**TASK:**
Look at the data below and print exactly the lines from its first line through the line with "import * as"; the pictures stay out of the copy.

— BEGIN DATASET CONTENT —

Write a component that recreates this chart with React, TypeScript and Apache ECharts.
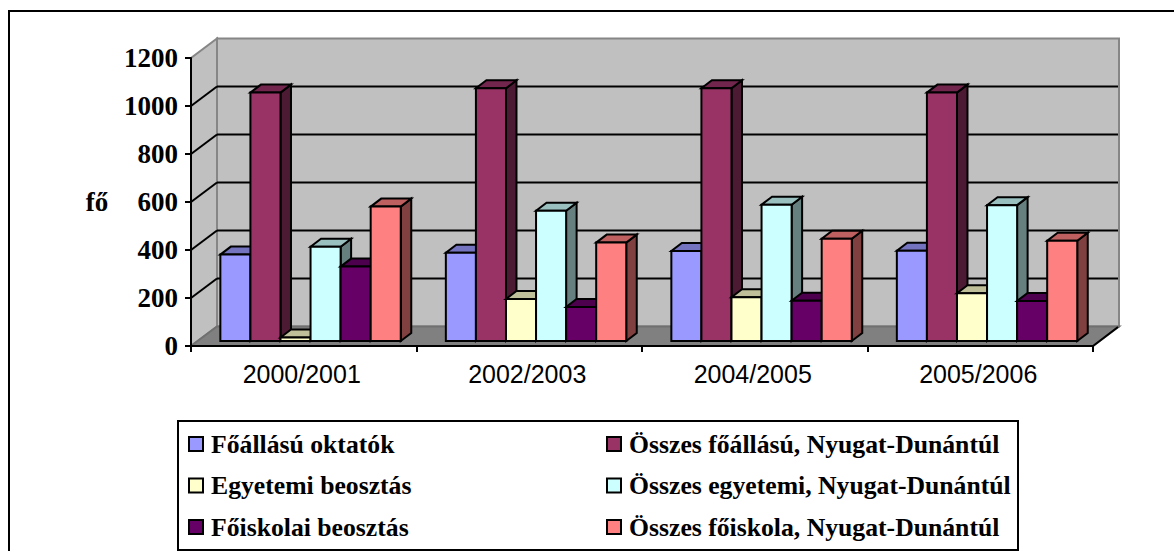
import React, { useEffect, useRef } from "react";
import * as echarts from "echarts";

const categories = ["2000/2001", "2002/2003", "2004/2005", "2005/2006"];
const yTicks = [0, 200, 400, 600, 800, 1000, 1200];
const inner = yTicks.slice(1, -1);

const foallasu = [360, 368, 375, 376];
const osszesFoallasu = [1035, 1053, 1053, 1035];
const egyetemi = [15, 175, 182, 199];
const osszesEgyetemi = [393, 543, 568, 566];
const foiskolai = [310, 142, 168, 167];
const osszesFoiskola = [560, 410, 426, 418];

const seriesDefs = [
  { name: "Főállású oktatók", values: foallasu, rgb: [0x99, 0x99, 0xff] },
  { name: "Összes főállású, Nyugat-Dunántúl", values: osszesFoallasu, rgb: [0x99, 0x33, 0x66] },
  { name: "Egyetemi beosztás", values: egyetemi, rgb: [0xff, 0xff, 0xcc] },
  { name: "Összes egyetemi, Nyugat-Dunántúl", values: osszesEgyetemi, rgb: [0xcc, 0xff, 0xff] },
  { name: "Főiskolai beosztás", values: foiskolai, rgb: [0x66, 0x00, 0x66] },
  { name: "Összes főiskola, Nyugat-Dunántúl", values: osszesFoiskola, rgb: [0xff, 0x80, 0x80] },
];

const DEPTH_X = 26;
const DEPTH_Y = 19.5;
const BAR_OFF_X = 6.8;
const BAR_OFF_Y = 5;
const BAR_DX = 10.5;
const BAR_DY = 8;
const SERIF = '"Liberation Serif", "Times New Roman", serif';
const SANS = '"Liberation Sans", Arial, sans-serif';

const shade = (rgb: number[], k: number) =>
  `rgb(${rgb.map((c) => Math.round(c * k)).join(",")})`;

const plotBox = (api: any) => {
  const band = api.size([1, 0])[0];
  const left = api.coord([0, 0])[0] - band / 2;
  const right = api.coord([categories.length - 1, 0])[0] + band / 2;
  const bottom = api.coord([0, 0])[1];
  const top = api.coord([0, yTicks[yTicks.length - 1]])[1];
  return { left, right, bottom, top };
};

const renderWalls = (_: any, api: any) => {
  const { left, right, bottom, top } = plotBox(api);
  const wall = { fill: "#c0c0c0", stroke: "#868686", lineWidth: 2 };
  return {
    type: "group",
    silent: true,
    children: [
      {
        type: "polygon",
        shape: {
          points: [
            [left, bottom],
            [left + DEPTH_X, bottom - DEPTH_Y],
            [left + DEPTH_X, top - DEPTH_Y],
            [left, top],
          ],
        },
        style: wall,
      },
      {
        type: "polygon",
        shape: {
          points: [
            [left + DEPTH_X, bottom - DEPTH_Y],
            [right + DEPTH_X, bottom - DEPTH_Y],
            [right + DEPTH_X, top - DEPTH_Y],
            [left + DEPTH_X, top - DEPTH_Y],
          ],
        },
        style: wall,
      },
      {
        type: "polygon",
        shape: {
          points: [
            [left, bottom],
            [right, bottom],
            [right + DEPTH_X, bottom - DEPTH_Y],
            [left + DEPTH_X, bottom - DEPTH_Y],
          ],
        },
        style: { fill: "#808080", stroke: "#707070", lineWidth: 2 },
      },
      {
        type: "line",
        shape: { x1: right, y1: bottom, x2: right + DEPTH_X - 1, y2: bottom - DEPTH_Y + 0.5 },
        style: { stroke: "#000", lineWidth: 2 },
      },
    ],
  };
};

const renderGrid = (_: any, api: any) => {
  const { left, right } = plotBox(api);
  const y = api.coord([0, api.value(0)])[1];
  const line = { stroke: "#000", lineWidth: 2 };
  return {
    type: "group",
    silent: true,
    children: [
      { type: "line", shape: { x1: left, y1: y, x2: left + DEPTH_X, y2: y - DEPTH_Y }, style: line },
      {
        type: "line",
        shape: { x1: left + DEPTH_X, y1: y - DEPTH_Y, x2: right + DEPTH_X - 1, y2: y - DEPTH_Y },
        style: line,
      },
    ],
  };
};

const renderBar = (slot: number, rgb: number[]) => (_: any, api: any) => {
  const center = api.coord([api.value(0), 0]);
  const topPt = api.coord([api.value(0), api.value(1)]);
  const band = api.size([1, 0])[0];
  const w = band / 7.5;
  const x0 = center[0] - 3 * w + slot * w + BAR_OFF_X;
  const x1 = x0 + w;
  const yb = center[1] - BAR_OFF_Y;
  const yt = topPt[1] - BAR_OFF_Y;
  const edge = { stroke: "#000", lineWidth: 2, lineJoin: "miter" };
  return {
    type: "group",
    silent: true,
    children: [
      {
        type: "polygon",
        shape: { points: [[x1, yb], [x1 + BAR_DX, yb - BAR_DY], [x1 + BAR_DX, yt - BAR_DY], [x1, yt]] },
        style: { ...edge, fill: shade(rgb, 0.5) },
      },
      {
        type: "polygon",
        shape: { points: [[x0, yt], [x1, yt], [x1 + BAR_DX, yt - BAR_DY], [x0 + BAR_DX, yt - BAR_DY]] },
        style: { ...edge, fill: shade(rgb, 0.75) },
      },
      {
        type: "polygon",
        shape: { points: [[x0, yb], [x1, yb], [x1, yt], [x0, yt]] },
        style: { ...edge, fill: shade(rgb, 1) },
      },
    ],
  };
};

const legendBase = {
  orient: "vertical" as const,
  selectedMode: false,
  itemWidth: 14,
  itemHeight: 14,
  itemGap: 15.5,
  icon: "rect",
  padding: 0,
  itemStyle: { borderColor: "#000", borderWidth: 2 },
  textStyle: { fontFamily: SERIF, fontWeight: "bold" as const, fontSize: 25.7, color: "#000", padding: [0, 0, 0, 3] },
};

export default function App() {
  const ref = useRef<HTMLDivElement>(null);
  useEffect(() => {
    const chart = echarts.init(ref.current!, null, { renderer: "svg" });
    chart.setOption({
      animation: false,
      backgroundColor: "#fff",
      grid: { left: 191, top: 58, width: 902, height: 288, containLabel: false },
      xAxis: {
        type: "category",
        data: categories,
        z: 10,
        boundaryGap: true,
        axisLine: { lineStyle: { color: "#000", width: 2 } },
        axisTick: { show: true, length: 6, alignWithLabel: false, lineStyle: { color: "#000", width: 2 } },
        axisLabel: { fontFamily: SANS, fontSize: 25, color: "#000", margin: 15, padding: [0, 4, 0, 0] },
      },
      yAxis: {
        type: "value",
        min: 0,
        max: 1200,
        interval: 200,
        z: 10,
        name: "fő",
        nameLocation: "middle",
        nameRotate: 0,
        nameGap: 94,
        nameTextStyle: { fontFamily: SERIF, fontWeight: "bold", fontSize: 27, color: "#000", align: "center", verticalAlign: "middle" },
        axisLine: { show: true, lineStyle: { color: "#000", width: 2 } },
        axisTick: { show: true, length: 6, lineStyle: { color: "#000", width: 2 } },
        axisLabel: { fontFamily: SERIF, fontWeight: "bold", fontSize: 27, color: "#000", margin: 13, formatter: (v: number) => String(v) },
        splitLine: { show: false },
      },
      legend: [
        {
          ...legendBase,
          left: 188,
          top: 431,
          data: [seriesDefs[0].name, seriesDefs[2].name, seriesDefs[4].name],
        },
        {
          ...legendBase,
          left: 606,
          top: 431,
          data: [seriesDefs[1].name, seriesDefs[3].name, seriesDefs[5].name],
        },
      ],
      graphic: [
        {
          type: "rect",
          silent: true,
          z: -1,
          shape: { x: 9, y: 11, width: 1300, height: 700 },
          style: { fill: "none", stroke: "#000", lineWidth: 2 },
        },
        {
          type: "rect",
          silent: true,
          z: -1,
          shape: { x: 178, y: 421, width: 840, height: 129 },
          style: { fill: "#fff", stroke: "#000", lineWidth: 2 },
        },
      ],
      series: [
        { type: "custom", name: "walls", z: 1, renderItem: renderWalls, data: [[0]], encode: { x: [], y: [] }, tooltip: { show: false } },
        { type: "custom", name: "grid", z: 1, renderItem: renderGrid, data: inner.map((v) => [v]), encode: { x: [], y: [] } },
        ...seriesDefs.map((s, i) => ({
          type: "custom",
          name: s.name,
          z: 2,
          itemStyle: { color: shade(s.rgb, 1) },
          renderItem: renderBar(i, s.rgb),
          encode: { x: 0, y: 1 },
          data: s.values.map((v, c) => [c, v]),
        })),
      ],
    });
    return () => chart.dispose();
  }, []);
  return <div ref={ref} style={{ position: "fixed", left: 0, top: 0, width: 1174, height: 551 }} />;
}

— END DATASET CONTENT —

**ANSWER FOR THIS EXERCISE:**
Write a component that recreates this chart with React, TypeScript and Apache ECharts.
import React, { useEffect, useRef } from "react";
import * as echarts from "echarts";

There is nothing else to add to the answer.